Mientras Tonneman y Jamie comían —sin hablar, aunque no en silencio—, Gretel fue a llevar la sopa al alguacil. Tonneman observó la cocina al tiempo que trataba de recordar las horas que había pasado allí de niño, estudiando las lecciones o bien comiendo golosinas de la generosa despensa de Gretel.
Satisfecho el apetito por el momento, ambos jóvenes subieron arriba.

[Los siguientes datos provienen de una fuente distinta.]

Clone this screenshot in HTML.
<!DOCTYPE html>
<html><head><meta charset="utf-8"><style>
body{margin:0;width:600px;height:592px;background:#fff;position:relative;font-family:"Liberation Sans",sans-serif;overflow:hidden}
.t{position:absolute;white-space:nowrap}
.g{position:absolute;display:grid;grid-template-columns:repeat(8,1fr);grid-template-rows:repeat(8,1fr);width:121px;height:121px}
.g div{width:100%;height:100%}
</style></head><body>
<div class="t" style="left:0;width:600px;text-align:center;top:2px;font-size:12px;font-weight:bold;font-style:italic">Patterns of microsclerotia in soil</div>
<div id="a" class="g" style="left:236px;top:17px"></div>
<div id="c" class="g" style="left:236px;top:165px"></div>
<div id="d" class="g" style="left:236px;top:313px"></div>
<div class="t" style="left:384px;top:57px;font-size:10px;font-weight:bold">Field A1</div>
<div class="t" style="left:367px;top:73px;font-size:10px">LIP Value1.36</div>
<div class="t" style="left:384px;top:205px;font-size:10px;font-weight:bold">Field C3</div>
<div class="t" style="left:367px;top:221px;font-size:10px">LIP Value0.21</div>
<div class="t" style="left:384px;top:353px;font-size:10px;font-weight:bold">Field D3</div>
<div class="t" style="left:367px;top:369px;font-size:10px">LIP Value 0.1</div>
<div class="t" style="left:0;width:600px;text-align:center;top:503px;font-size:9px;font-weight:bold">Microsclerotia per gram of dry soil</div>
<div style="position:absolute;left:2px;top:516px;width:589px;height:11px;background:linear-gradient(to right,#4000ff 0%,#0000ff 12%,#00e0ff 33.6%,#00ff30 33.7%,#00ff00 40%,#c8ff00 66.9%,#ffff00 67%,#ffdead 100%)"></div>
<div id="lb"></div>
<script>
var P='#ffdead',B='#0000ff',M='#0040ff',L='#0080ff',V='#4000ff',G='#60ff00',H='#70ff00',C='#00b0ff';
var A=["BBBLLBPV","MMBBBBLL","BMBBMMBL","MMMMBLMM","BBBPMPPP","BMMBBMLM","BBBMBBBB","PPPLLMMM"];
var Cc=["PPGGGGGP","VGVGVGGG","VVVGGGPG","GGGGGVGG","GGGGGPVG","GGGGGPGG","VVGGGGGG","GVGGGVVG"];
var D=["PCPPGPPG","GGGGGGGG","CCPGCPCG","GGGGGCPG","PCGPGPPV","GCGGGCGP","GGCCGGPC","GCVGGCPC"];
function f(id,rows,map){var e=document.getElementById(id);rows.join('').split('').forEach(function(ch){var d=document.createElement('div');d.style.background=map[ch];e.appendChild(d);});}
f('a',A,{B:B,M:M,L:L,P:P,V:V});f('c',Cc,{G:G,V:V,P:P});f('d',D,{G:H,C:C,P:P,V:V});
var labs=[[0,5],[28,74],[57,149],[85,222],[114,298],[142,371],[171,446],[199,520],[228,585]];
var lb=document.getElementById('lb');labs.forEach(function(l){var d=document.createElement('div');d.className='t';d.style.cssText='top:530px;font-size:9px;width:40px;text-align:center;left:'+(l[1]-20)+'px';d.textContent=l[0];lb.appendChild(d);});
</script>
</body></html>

Gretel había preparado la antigua habitación de Tonneman para Jamie, y para aquél la de su padre. Un jarro de porcelana naranja lleno de agua fresca esperaba para ser vertido en su correspondiente jofaina. Tonneman deslizó la mano delicadamente por el jarro, que siempre había estado en su habitación. Era lo primero que veía al levantarse por la mañana, y había pertenecido a su familia durante varias generaciones.
Tras quitarse el chaleco y la camisa, vertió el agua en la jofaina y sumergió las manos en ella, salpicándose la cara y el torso. Un fuego ardía en la chimenea de piedra, aunque el dormitorio habría estado caliente sin necesidad de encenderla. Se secó con la toalla de algodón que yacía sobre la cama y se puso ropa interior, camisa, medias y calzones limpios.

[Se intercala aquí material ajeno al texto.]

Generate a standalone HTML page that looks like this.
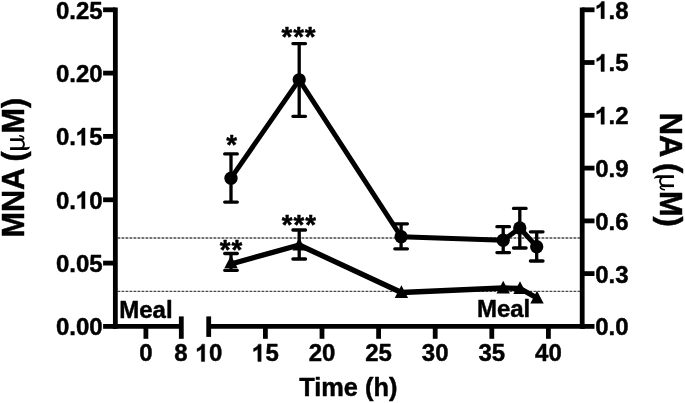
<!DOCTYPE html><html><head><meta charset="utf-8"><style>html,body{margin:0;padding:0;background:#fff}svg{display:block;will-change:transform;opacity:0.999}text{font-family:"Liberation Sans",sans-serif;font-weight:bold;fill:#000;stroke:#000;stroke-width:0.45px;stroke-linejoin:round}</style></head><body>
<svg width="685" height="403" viewBox="0 0 685 403">
<rect width="685" height="403" fill="#fff"/>
<line x1="117.5" y1="238.0" x2="580.5" y2="238.0" stroke="#4a4a4a" stroke-width="1.7" stroke-dasharray="2.8 1.2"/>
<line x1="117.5" y1="291.4" x2="580.5" y2="291.4" stroke="#4a4a4a" stroke-width="1.3" stroke-dasharray="2.8 1.2"/>
<g stroke="#000" stroke-width="4.8" fill="none">
<path d="M115.35 7.4V328.8"/>
<path d="M582.2 7.4V328.8"/>
<path d="M112.95 326.4H181.3"/>
<path d="M208.7 326.4H584.6"/>
<path d="M181.3 316.4V338.8"/>
<path d="M208.7 316.4V336.9"/>
<path d="M145.9 326.4V338.8"/>
<path d="M265.4 326.4V338.8"/>
<path d="M322.0 326.4V338.8"/>
<path d="M378.6 326.4V338.8"/>
<path d="M435.2 326.4V338.8"/>
<path d="M491.8 326.4V338.8"/>
<path d="M548.4 326.4V338.8"/>
<path d="M103.1 326.4H115.35"/>
<path d="M103.1 263.1H115.35"/>
<path d="M103.1 199.8H115.35"/>
<path d="M103.1 136.4H115.35"/>
<path d="M103.1 73.1H115.35"/>
<path d="M103.1 9.8H115.35"/>
<path d="M582.2 326.4H594.5"/>
<path d="M582.2 273.6H594.5"/>
<path d="M582.2 220.9H594.5"/>
<path d="M582.2 168.1H594.5"/>
<path d="M582.2 115.3H594.5"/>
<path d="M582.2 62.5H594.5"/>
<path d="M582.2 9.8H594.5"/>
</g>
<text y="335.3" font-size="24" x="55.90 69.24 75.91 89.26">0.00</text>
<text y="272.0" font-size="24" x="55.90 69.24 75.91 89.26">0.05</text>
<text y="208.7" font-size="24" x="55.90 69.24 89.26">0.0</text>
<path transform="translate(71.88 208.7) scale(0.01172 -0.01172)" d="M1120 0L839 0L839 1059Q685 915 476 846L476 1101Q586 1137 715 1237.5Q844 1338 892 1472L1120 1472Z" fill="#000" stroke="#000" stroke-width="38" stroke-linejoin="round"/>
<text y="145.3" font-size="24" x="55.90 69.24 89.26">0.5</text>
<path transform="translate(71.88 145.3) scale(0.01172 -0.01172)" d="M1120 0L839 0L839 1059Q685 915 476 846L476 1101Q586 1137 715 1237.5Q844 1338 892 1472L1120 1472Z" fill="#000" stroke="#000" stroke-width="38" stroke-linejoin="round"/>
<text y="82.0" font-size="24" x="55.90 69.24 75.91 89.26">0.20</text>
<text y="18.7" font-size="24" x="55.90 69.24 75.91 89.26">0.25</text>
<text y="335.3" font-size="24" x="595.20 608.54 615.22">0.0</text>
<text y="282.5" font-size="24" x="595.20 608.54 615.22">0.3</text>
<text y="229.8" font-size="24" x="595.20 608.54 615.22">0.6</text>
<text y="177.0" font-size="24" x="595.20 608.54 615.22">0.9</text>
<text y="124.2" font-size="24" x="608.54 615.22">.2</text>
<path transform="translate(591.17 124.2) scale(0.01172 -0.01172)" d="M1120 0L839 0L839 1059Q685 915 476 846L476 1101Q586 1137 715 1237.5Q844 1338 892 1472L1120 1472Z" fill="#000" stroke="#000" stroke-width="38" stroke-linejoin="round"/>
<text y="71.4" font-size="24" x="608.54 615.22">.5</text>
<path transform="translate(591.17 71.4) scale(0.01172 -0.01172)" d="M1120 0L839 0L839 1059Q685 915 476 846L476 1101Q586 1137 715 1237.5Q844 1338 892 1472L1120 1472Z" fill="#000" stroke="#000" stroke-width="38" stroke-linejoin="round"/>
<text y="18.7" font-size="24" x="608.54 615.22">.8</text>
<path transform="translate(591.17 18.7) scale(0.01172 -0.01172)" d="M1120 0L839 0L839 1059Q685 915 476 846L476 1101Q586 1137 715 1237.5Q844 1338 892 1472L1120 1472Z" fill="#000" stroke="#000" stroke-width="38" stroke-linejoin="round"/>
<text y="361.4" font-size="24" x="139.23">0</text>
<text y="361.4" font-size="24" x="174.13">8</text>
<text y="361.4" font-size="24" x="208.90">0</text>
<path transform="translate(191.52 361.4) scale(0.01172 -0.01172)" d="M1120 0L839 0L839 1059Q685 915 476 846L476 1101Q586 1137 715 1237.5Q844 1338 892 1472L1120 1472Z" fill="#000" stroke="#000" stroke-width="38" stroke-linejoin="round"/>
<text y="361.4" font-size="24" x="265.40">5</text>
<path transform="translate(248.02 361.4) scale(0.01172 -0.01172)" d="M1120 0L839 0L839 1059Q685 915 476 846L476 1101Q586 1137 715 1237.5Q844 1338 892 1472L1120 1472Z" fill="#000" stroke="#000" stroke-width="38" stroke-linejoin="round"/>
<text y="361.4" font-size="24" x="308.66 322.00">20</text>
<text y="361.4" font-size="24" x="365.26 378.60">25</text>
<text y="361.4" font-size="24" x="421.86 435.20">30</text>
<text y="361.4" font-size="24" x="478.46 491.80">35</text>
<text y="361.4" font-size="24" x="535.06 548.40">40</text>
<text x="348.3" y="395.5" font-size="25.4" text-anchor="middle">Time (h)</text>
<text x="119.2" y="318.4" font-size="24">Meal</text>
<text x="476.9" y="317" font-size="24">Meal</text>
<g transform="translate(23.6 237.6) rotate(-90)">
<text x="0" y="0" font-size="30.6">MNA <tspan dx="-1">(</tspan></text>
<g transform="translate(85.40 0) scale(0.0306 -0.0306)" fill="#000" stroke="none"><path d="M68 442H160V-100Q166 -178 188 -214Q108 -200 68 -100Z"/><path d="M365 442H453V60H365Z"/><path d="M115 135C115 -62 409 -62 409 150" fill="none" stroke="#000" stroke-width="64"/><path d="M409 100C409 -5 462 -22 497 18C519 46 533 90 539 126" fill="none" stroke="#000" stroke-width="52" stroke-linecap="round"/></g>
<text x="104.1" y="0" font-size="30.6">M)</text>
</g>
<g transform="translate(660.4 112.65) rotate(90)">
<text x="0" y="0" font-size="30.8">NA <tspan dx="-1.6">(</tspan></text>
<g transform="translate(60.50 0) scale(0.0308 -0.0308)" fill="#000" stroke="none"><path d="M68 442H160V-100Q166 -178 188 -214Q108 -200 68 -100Z"/><path d="M365 442H453V60H365Z"/><path d="M115 135C115 -62 409 -62 409 150" fill="none" stroke="#000" stroke-width="64"/><path d="M409 100C409 -5 462 -22 497 18C519 46 533 90 539 126" fill="none" stroke="#000" stroke-width="52" stroke-linecap="round"/></g>
<text x="78.3" y="0" font-size="30.8">M)</text>
</g>
<path d="M224.7 153.9H237.3M224.7 202.1H237.3M231 153.9V202.1" stroke="#000" stroke-width="3.3" fill="none" stroke-linecap="round"/>
<path d="M292.9 43.6H305.5M292.9 116.3H305.5M299.2 43.6V116.3" stroke="#000" stroke-width="3.3" fill="none" stroke-linecap="round"/>
<path d="M394.8 223.8H407.4M394.8 248.8H407.4M401.1 223.8V248.8" stroke="#000" stroke-width="3.3" fill="none" stroke-linecap="round"/>
<path d="M496.9 226.7H509.5M496.9 252.6H509.5M503.2 226.7V252.6" stroke="#000" stroke-width="3.3" fill="none" stroke-linecap="round"/>
<path d="M513.5 208.4H526.1M513.5 248H526.1M519.8 208.4V248" stroke="#000" stroke-width="3.3" fill="none" stroke-linecap="round"/>
<path d="M530.4 231.8H543.0M530.4 261H543.0M536.7 231.8V261" stroke="#000" stroke-width="3.3" fill="none" stroke-linecap="round"/>
<path d="M224.7 253.5H237.3M224.7 270.3H237.3M231 253.5V270.3" stroke="#000" stroke-width="3.3" fill="none" stroke-linecap="round"/>
<path d="M292.9 230H305.5M292.9 259H305.5M299.2 230V259" stroke="#000" stroke-width="3.3" fill="none" stroke-linecap="round"/>
<polyline fill="none" stroke="#000" stroke-width="4.9" stroke-linejoin="round" points="231,178.2 299.2,79.8 401.1,236.7 503.2,240.2 519.8,228 536.7,246.7"/>
<polyline fill="none" stroke="#000" stroke-width="5.3" stroke-linejoin="round" points="231,264.0 299.2,245 401.4,292.5 503.2,288 520,288.5 537,298"/>
<circle cx="231" cy="178.2" r="6.65"/>
<circle cx="299.2" cy="79.8" r="6.65"/>
<circle cx="401.1" cy="236.7" r="6.65"/>
<circle cx="503.2" cy="240.2" r="6.65"/>
<circle cx="519.8" cy="228" r="6.65"/>
<circle cx="536.7" cy="246.7" r="6.65"/>
<path d="M231 255.59999999999997L237.7 268.29999999999995H224.3Z"/>
<path d="M299.2 237.7L305.9 250.4H292.5Z"/>
<path d="M401.4 285.2L408.09999999999997 297.9H394.7Z"/>
<path d="M503.2 280.7L509.9 293.4H496.5Z"/>
<path d="M520 281.2L526.7 293.9H513.3Z"/>
<path d="M537 290.7L543.7 303.4H530.3Z"/>
<text x="231.7" y="154.2" font-size="27.6" text-anchor="middle" stroke-width="0.35">*</text>
<text x="286.8" y="46.2" font-size="27.6" text-anchor="middle" stroke-width="0.35">*</text>
<text x="298.5" y="46.2" font-size="27.6" text-anchor="middle" stroke-width="0.35">*</text>
<text x="310.2" y="46.2" font-size="27.6" text-anchor="middle" stroke-width="0.35">*</text>
<text x="225.2" y="259.1" font-size="27.6" text-anchor="middle" stroke-width="0.35">*</text>
<text x="236.8" y="259.1" font-size="27.6" text-anchor="middle" stroke-width="0.35">*</text>
<text x="287.2" y="233.5" font-size="27.6" text-anchor="middle" stroke-width="0.35">*</text>
<text x="298.9" y="233.5" font-size="27.6" text-anchor="middle" stroke-width="0.35">*</text>
<text x="310.6" y="233.5" font-size="27.6" text-anchor="middle" stroke-width="0.35">*</text>
</svg></body></html>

La habitación espartana conservaba aún la presencia de su padre. El suelo pintado de azul todavía estaba cubierto por la duradera alfombra persa, cuyos colores aparecían más desteñidos de lo que recordaba. Al lado de la cama, encima de una mesa redonda de arce, había una vela de bronce y los anteojos de su padre, que descansaban sobre un libro abierto. Tonneman acarició los anteojos. Naturalmente, el libro era de Chaucer,
Los cuentos de Canterbury.
Estaba abierto por el «Cuento de la esposa de Bath», por el pasaje donde ésta sostiene que la máxima felicidad de un matrimonio se alcanza cuando la mujer tiene la soberanía. Al padre de Tonneman le encantaba ese cuento porque contenía una teoría que jamás tuvo que demostrar o refutar y, por alguna extraña razón, le ayudaba a recordar a su esposa y su breve pero dulce matrimonio.